--- Begin ---
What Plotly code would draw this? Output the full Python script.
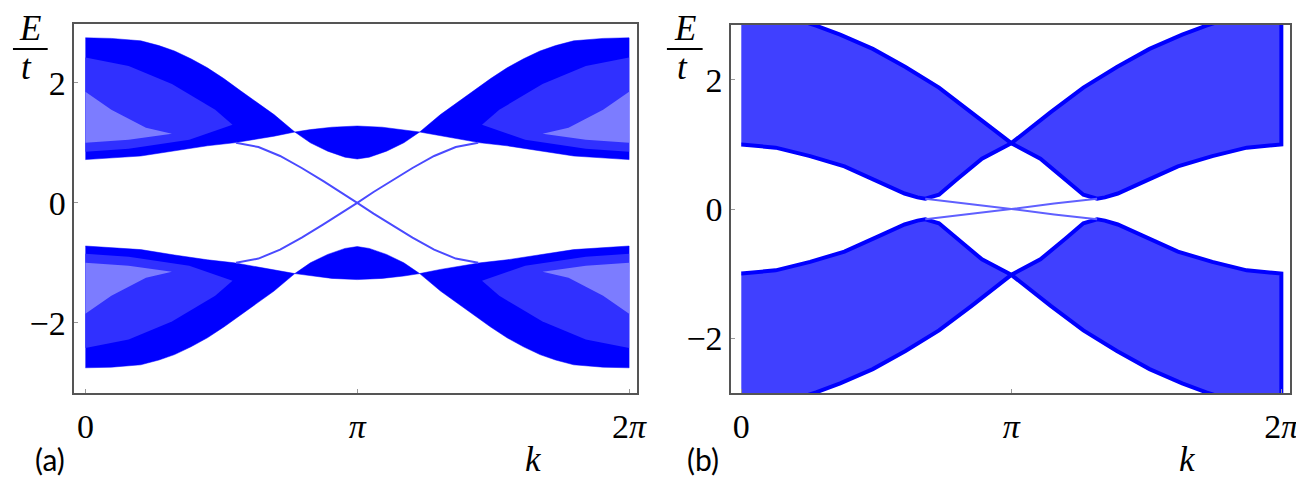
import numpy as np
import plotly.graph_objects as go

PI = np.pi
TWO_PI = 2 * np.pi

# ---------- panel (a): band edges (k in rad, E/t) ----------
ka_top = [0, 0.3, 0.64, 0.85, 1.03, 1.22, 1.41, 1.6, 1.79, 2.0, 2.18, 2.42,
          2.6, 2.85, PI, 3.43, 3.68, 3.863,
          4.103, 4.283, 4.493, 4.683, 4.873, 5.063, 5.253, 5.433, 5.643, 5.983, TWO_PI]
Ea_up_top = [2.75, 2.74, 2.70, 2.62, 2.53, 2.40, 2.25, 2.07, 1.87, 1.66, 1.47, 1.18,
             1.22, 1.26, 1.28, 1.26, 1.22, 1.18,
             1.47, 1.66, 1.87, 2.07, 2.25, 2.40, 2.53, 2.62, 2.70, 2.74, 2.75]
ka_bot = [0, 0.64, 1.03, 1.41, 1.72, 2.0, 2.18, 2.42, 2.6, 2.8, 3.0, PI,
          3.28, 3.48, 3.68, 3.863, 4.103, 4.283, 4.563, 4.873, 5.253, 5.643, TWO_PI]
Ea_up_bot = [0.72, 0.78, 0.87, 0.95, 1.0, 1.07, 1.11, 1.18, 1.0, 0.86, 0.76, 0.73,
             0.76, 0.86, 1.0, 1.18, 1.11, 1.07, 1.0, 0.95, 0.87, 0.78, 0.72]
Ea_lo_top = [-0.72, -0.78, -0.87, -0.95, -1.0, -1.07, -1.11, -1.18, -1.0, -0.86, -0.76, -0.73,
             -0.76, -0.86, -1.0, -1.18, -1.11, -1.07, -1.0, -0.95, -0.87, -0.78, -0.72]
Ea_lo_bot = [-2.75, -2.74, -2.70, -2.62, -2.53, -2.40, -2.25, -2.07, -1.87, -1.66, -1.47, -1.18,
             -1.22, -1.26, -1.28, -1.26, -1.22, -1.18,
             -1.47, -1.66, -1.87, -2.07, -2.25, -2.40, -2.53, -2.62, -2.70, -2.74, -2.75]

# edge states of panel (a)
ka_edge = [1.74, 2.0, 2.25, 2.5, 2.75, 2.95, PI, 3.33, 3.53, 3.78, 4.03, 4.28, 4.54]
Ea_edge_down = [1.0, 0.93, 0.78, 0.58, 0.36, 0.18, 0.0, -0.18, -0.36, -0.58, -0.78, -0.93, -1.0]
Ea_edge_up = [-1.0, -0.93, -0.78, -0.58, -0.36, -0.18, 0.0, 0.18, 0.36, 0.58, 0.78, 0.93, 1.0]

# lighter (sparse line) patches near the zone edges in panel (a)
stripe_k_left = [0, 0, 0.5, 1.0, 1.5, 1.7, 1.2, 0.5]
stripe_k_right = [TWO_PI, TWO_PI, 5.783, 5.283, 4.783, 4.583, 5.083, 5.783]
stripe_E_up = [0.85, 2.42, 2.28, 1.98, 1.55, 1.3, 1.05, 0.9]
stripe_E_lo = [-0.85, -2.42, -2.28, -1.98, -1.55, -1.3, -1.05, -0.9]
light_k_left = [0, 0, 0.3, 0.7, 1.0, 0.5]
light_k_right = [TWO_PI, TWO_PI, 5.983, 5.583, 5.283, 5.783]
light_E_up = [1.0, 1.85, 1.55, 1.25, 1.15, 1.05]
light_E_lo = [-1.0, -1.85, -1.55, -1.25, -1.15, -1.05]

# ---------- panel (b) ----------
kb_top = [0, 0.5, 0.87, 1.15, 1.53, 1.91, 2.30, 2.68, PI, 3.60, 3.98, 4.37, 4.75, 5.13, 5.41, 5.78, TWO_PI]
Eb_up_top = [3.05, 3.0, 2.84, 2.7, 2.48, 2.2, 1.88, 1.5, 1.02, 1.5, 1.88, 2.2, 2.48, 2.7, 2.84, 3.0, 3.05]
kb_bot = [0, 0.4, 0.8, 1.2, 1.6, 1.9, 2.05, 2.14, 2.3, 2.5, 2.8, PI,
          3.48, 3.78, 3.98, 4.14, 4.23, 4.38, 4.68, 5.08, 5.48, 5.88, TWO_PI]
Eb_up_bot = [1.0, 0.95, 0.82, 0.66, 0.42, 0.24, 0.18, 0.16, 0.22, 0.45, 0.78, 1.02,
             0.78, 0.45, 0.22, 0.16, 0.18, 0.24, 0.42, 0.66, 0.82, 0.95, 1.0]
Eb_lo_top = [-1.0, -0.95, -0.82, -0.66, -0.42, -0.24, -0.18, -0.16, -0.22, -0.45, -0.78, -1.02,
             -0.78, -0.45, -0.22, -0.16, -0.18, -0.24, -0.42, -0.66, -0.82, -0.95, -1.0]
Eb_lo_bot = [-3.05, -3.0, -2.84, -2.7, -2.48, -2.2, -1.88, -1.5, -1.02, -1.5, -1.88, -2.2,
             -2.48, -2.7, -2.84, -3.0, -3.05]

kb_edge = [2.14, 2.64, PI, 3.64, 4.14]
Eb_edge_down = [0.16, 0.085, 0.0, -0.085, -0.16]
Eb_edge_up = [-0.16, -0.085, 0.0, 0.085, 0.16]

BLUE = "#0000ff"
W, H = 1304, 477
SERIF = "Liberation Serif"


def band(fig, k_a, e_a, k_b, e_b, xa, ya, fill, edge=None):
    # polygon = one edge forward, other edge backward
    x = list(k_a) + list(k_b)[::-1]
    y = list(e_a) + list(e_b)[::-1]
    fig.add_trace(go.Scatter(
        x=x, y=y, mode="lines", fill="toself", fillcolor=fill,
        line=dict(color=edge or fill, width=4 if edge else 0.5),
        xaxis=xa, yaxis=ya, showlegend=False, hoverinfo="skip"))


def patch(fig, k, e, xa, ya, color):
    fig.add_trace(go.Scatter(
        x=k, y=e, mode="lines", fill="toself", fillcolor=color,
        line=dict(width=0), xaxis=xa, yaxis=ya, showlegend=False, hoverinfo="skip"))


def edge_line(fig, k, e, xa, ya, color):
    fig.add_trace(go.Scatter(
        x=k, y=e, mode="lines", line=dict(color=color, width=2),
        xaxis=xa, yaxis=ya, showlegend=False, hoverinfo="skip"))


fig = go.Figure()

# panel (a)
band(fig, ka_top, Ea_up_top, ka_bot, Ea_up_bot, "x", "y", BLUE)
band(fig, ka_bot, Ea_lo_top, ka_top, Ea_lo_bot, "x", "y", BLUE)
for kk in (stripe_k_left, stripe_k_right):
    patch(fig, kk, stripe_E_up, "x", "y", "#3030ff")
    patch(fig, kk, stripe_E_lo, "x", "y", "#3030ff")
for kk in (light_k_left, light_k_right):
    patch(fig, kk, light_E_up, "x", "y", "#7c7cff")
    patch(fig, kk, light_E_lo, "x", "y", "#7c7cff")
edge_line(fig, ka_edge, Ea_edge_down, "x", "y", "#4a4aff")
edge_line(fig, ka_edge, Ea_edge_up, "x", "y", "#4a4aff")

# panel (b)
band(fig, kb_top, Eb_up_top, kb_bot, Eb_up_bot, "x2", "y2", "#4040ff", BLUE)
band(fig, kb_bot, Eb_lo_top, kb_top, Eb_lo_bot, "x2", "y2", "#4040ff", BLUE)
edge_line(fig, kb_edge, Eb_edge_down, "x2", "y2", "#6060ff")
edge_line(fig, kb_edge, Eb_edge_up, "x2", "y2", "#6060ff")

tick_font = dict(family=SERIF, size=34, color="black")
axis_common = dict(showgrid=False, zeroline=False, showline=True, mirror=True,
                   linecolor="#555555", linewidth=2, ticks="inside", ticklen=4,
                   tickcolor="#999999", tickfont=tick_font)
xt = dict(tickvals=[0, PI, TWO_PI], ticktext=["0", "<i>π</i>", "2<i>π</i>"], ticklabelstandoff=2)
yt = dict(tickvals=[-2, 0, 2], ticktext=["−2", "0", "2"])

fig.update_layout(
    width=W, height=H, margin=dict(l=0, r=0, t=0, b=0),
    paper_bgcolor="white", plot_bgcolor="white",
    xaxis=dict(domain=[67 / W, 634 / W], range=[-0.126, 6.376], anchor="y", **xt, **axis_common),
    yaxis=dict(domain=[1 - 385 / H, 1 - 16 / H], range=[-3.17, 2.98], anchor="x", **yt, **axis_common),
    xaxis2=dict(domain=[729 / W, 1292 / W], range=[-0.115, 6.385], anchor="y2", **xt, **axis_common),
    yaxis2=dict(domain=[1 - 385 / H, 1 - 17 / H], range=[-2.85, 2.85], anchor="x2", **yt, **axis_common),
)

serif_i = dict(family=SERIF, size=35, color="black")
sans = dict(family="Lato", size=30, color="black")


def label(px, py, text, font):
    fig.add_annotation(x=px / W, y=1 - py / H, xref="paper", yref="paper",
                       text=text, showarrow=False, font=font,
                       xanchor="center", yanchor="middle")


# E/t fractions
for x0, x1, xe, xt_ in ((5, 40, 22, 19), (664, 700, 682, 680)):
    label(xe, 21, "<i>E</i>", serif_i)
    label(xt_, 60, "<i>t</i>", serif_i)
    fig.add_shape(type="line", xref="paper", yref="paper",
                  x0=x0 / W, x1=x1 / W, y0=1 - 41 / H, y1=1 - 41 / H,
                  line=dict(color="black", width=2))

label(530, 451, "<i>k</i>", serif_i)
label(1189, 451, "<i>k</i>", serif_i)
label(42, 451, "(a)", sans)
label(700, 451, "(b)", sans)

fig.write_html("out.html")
--- End ---
▶ **TASK TO CARRY OUT**: Every line from the top of the material above through the line with "TWO_PI = 2 * np.pi" should be duplicated exactly, please; leave out the pictures.

▶ **SOLVED EXERCISE**:
What Plotly code would draw this? Output the full Python script.
import numpy as np
import plotly.graph_objects as go

PI = np.pi
TWO_PI = 2 * np.pi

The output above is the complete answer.